Terror in Nigeria: Angst vor dem Religionskrieg
Nach neuen Drohungen der radikalen Islamistensekte Boko Haram bringen sich Christen und Südnigerianer im Norden in Sicherheit. Manche drohen mit Vergeltung.
COTONOU taz | Massenweise verlassen Menschen Nordnigeria oder kommen nach dem Weihnachtsurlaub gar nicht zurück. Sie befürchten neue Anschläge der islamistischen Sekte Boko Haram. Die hatte am Montagnachmittag alle Christen und Südnigerianer aufgefordert, den muslimisch geprägten Norden des Landes zu verlassen. Diese Aufforderung - verbunden mit einem dreitägigen Ultimatum - gilt nicht nur als Muskelspiel.
"Die Lage ist wirklich ernst", bewertet der Journalist Ahmed Salkida die Lage. Er hat lange in Maiduguri gelebt, der mehrere Millionen Einwohner zählenden Hauptstadt des nordostnigerianischen Bundesstaates Borno und Sitz des Hauptquartiers von Boko Haram. Salkida hat bereits vor ein paar Wochen die Koffer gepackt und ist mit seiner Familie in die Hauptstadt Abuja gegangen.

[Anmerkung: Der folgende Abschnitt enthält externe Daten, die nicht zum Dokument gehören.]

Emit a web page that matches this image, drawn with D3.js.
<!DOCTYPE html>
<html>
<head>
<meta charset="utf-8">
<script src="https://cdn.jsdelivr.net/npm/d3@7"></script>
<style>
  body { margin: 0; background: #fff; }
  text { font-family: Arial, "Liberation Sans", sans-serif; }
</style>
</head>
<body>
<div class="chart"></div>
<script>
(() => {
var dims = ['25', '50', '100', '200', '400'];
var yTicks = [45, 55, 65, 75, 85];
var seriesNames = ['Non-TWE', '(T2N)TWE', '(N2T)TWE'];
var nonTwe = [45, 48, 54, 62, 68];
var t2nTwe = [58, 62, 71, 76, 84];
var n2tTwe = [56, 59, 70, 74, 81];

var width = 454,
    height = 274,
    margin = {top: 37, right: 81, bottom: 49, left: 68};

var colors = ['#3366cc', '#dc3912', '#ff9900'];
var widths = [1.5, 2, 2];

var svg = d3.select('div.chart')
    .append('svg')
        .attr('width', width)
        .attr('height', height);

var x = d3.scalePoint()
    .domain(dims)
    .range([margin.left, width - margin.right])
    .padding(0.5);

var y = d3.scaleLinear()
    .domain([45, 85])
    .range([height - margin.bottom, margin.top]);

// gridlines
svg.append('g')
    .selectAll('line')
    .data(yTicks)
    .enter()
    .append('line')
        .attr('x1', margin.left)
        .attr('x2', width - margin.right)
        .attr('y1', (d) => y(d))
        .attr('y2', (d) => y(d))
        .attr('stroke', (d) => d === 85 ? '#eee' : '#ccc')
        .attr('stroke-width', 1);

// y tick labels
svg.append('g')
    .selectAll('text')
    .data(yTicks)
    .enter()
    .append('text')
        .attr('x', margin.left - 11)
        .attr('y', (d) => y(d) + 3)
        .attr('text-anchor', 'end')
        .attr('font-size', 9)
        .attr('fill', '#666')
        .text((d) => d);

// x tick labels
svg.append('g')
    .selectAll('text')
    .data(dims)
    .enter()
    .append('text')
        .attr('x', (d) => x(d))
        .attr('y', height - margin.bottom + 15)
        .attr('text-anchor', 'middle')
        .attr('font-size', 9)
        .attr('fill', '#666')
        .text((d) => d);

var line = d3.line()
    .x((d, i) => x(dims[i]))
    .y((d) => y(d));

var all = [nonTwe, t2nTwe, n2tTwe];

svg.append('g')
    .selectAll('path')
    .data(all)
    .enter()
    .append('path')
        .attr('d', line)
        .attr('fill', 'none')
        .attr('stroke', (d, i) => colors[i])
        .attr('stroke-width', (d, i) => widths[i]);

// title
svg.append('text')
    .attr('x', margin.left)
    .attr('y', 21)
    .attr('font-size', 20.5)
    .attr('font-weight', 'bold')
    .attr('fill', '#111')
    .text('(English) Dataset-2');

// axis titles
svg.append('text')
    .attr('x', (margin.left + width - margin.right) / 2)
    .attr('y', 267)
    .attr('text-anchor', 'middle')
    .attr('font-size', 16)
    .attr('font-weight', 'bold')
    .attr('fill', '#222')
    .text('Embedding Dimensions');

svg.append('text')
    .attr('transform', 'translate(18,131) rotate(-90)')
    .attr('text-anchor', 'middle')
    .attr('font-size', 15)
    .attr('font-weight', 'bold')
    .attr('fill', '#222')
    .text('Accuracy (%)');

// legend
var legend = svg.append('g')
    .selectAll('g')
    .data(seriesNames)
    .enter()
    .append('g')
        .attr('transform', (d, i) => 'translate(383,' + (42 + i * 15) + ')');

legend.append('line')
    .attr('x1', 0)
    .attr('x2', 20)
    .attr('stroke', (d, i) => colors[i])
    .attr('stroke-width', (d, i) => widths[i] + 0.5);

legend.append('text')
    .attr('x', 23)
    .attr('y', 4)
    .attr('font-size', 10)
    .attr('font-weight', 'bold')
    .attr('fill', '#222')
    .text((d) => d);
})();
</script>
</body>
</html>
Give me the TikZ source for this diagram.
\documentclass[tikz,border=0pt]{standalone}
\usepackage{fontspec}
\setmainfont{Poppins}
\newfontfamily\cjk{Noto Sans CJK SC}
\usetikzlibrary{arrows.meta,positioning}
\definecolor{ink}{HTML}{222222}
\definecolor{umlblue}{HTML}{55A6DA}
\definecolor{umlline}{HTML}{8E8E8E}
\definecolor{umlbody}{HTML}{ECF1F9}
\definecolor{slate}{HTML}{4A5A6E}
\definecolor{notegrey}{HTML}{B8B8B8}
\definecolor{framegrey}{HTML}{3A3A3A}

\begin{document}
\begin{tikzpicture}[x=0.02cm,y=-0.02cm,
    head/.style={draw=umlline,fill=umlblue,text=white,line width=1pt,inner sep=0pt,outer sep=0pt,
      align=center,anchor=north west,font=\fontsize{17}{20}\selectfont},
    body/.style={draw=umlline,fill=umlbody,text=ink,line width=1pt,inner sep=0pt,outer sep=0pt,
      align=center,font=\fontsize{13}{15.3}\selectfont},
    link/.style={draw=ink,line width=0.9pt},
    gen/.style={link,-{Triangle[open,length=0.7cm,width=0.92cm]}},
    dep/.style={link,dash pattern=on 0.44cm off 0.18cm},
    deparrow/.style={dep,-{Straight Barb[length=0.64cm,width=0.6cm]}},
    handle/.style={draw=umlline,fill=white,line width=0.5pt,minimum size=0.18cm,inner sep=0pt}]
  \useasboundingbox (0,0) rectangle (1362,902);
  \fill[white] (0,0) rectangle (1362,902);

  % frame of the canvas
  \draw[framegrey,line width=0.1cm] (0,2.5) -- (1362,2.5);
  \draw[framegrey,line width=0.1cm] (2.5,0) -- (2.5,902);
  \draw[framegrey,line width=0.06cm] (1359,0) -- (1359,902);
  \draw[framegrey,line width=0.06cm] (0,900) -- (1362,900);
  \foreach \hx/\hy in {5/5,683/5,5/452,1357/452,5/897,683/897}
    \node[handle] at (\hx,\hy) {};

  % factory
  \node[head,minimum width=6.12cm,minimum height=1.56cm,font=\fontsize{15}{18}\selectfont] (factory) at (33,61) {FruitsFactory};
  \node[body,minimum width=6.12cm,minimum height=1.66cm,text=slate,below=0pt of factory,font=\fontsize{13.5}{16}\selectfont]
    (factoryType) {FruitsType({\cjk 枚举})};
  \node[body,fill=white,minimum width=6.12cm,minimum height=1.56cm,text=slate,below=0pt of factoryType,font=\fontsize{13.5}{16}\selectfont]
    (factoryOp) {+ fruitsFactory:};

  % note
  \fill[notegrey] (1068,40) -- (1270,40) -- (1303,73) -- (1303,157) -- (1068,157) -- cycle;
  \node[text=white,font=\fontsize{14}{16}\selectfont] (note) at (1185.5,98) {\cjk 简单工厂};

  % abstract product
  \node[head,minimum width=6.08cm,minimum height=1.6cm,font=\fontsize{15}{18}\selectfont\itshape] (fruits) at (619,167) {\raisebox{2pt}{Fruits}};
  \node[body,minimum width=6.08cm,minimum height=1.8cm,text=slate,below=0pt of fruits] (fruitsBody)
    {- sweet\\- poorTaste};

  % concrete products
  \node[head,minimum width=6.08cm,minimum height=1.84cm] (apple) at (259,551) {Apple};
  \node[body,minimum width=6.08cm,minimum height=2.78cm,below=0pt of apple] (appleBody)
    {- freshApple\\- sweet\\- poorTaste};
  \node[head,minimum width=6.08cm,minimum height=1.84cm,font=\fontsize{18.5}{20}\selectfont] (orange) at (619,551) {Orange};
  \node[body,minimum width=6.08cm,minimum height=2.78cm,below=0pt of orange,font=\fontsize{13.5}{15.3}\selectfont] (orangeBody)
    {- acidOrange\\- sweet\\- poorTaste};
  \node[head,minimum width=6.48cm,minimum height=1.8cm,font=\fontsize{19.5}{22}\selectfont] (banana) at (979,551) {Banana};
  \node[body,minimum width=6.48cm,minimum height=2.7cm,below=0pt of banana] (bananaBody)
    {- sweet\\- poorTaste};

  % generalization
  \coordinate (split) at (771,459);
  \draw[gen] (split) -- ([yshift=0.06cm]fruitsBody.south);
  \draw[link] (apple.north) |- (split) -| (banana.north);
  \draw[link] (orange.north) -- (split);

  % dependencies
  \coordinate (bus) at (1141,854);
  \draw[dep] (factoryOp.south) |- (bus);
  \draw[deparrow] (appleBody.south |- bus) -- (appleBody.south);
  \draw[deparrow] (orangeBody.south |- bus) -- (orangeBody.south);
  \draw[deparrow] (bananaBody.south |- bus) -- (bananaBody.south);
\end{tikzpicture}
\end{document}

Er wollte sie in Sicherheit wissen. Auffällig sei, so der Boko-Haram-Kenner, dass es in den vergangenen Tagen keine großen Angriffe mehr gegeben hat. Es sei gewissermaßen die Ruhe vor dem Sturm. "Boko Haram ist längst nicht mehr nur ein Problem in Maiduguri und Borno. Es betrifft den ganzen Norden, aber auch die Hauptstadt", sagt der Journalist.
Ausnahmezustand in vier Bundesstaaten
Das weiß auch Nigerias Regierung. Gleich über vier Bundesstaaten verhängte sie am vergangenen Wochenende den Ausnahmezustand: Borno sowie Teile von Yobe, Niger und Plateau. In Plateau war es am Weihnachtsfeiertag zu schweren Anschlägen auf christliche Kirchen gekommen, bei denen mindestens 44 Menschen ums Leben kamen. Für Sicherheit sollen nun eine Schließung der Grenzen zu Nachbarländern und ein verstärkter Einsatz von Soldaten und Polizisten sorgen. Das könnte der Auslöser für das Boko-Haram-Ultimatum gewesen sein.
Parallel zum Ausnahmezustand versucht die Regierungspartei PDP (Peoples Democratic Party) allerdings, die angespannte Lage herunterzuspielen. In seiner Neujahrsbotschaft versuchte Parteisprecher Rufai Alkali, Mut zu machen: "Die Situation wird sich bald wieder ändern", sagte er. "Unsere Nation wird dadurch nur mehr zusammengeschweißt und großartiger werden."
Das klingt nach Hohn und Spott für Menschen, die jeden Tag in Angst leben. Einer von ihnen ist Priester Peter Ebidero. Der katholische Geistliche ist in der nordnigerianischen Millionenstadt Kano groß geworden und beobachtet mit Entsetzen die Entwicklung. "Die Anspannung ist überall spürbar", berichtet er, obwohl Kano bisher von Anschlägen verschont blieb. "Wir schließen jede Tür, jedes Tor ab. Jeder, der in unsere Kirche will, wird ganz genau auf verdächtige Gegenstände untersucht."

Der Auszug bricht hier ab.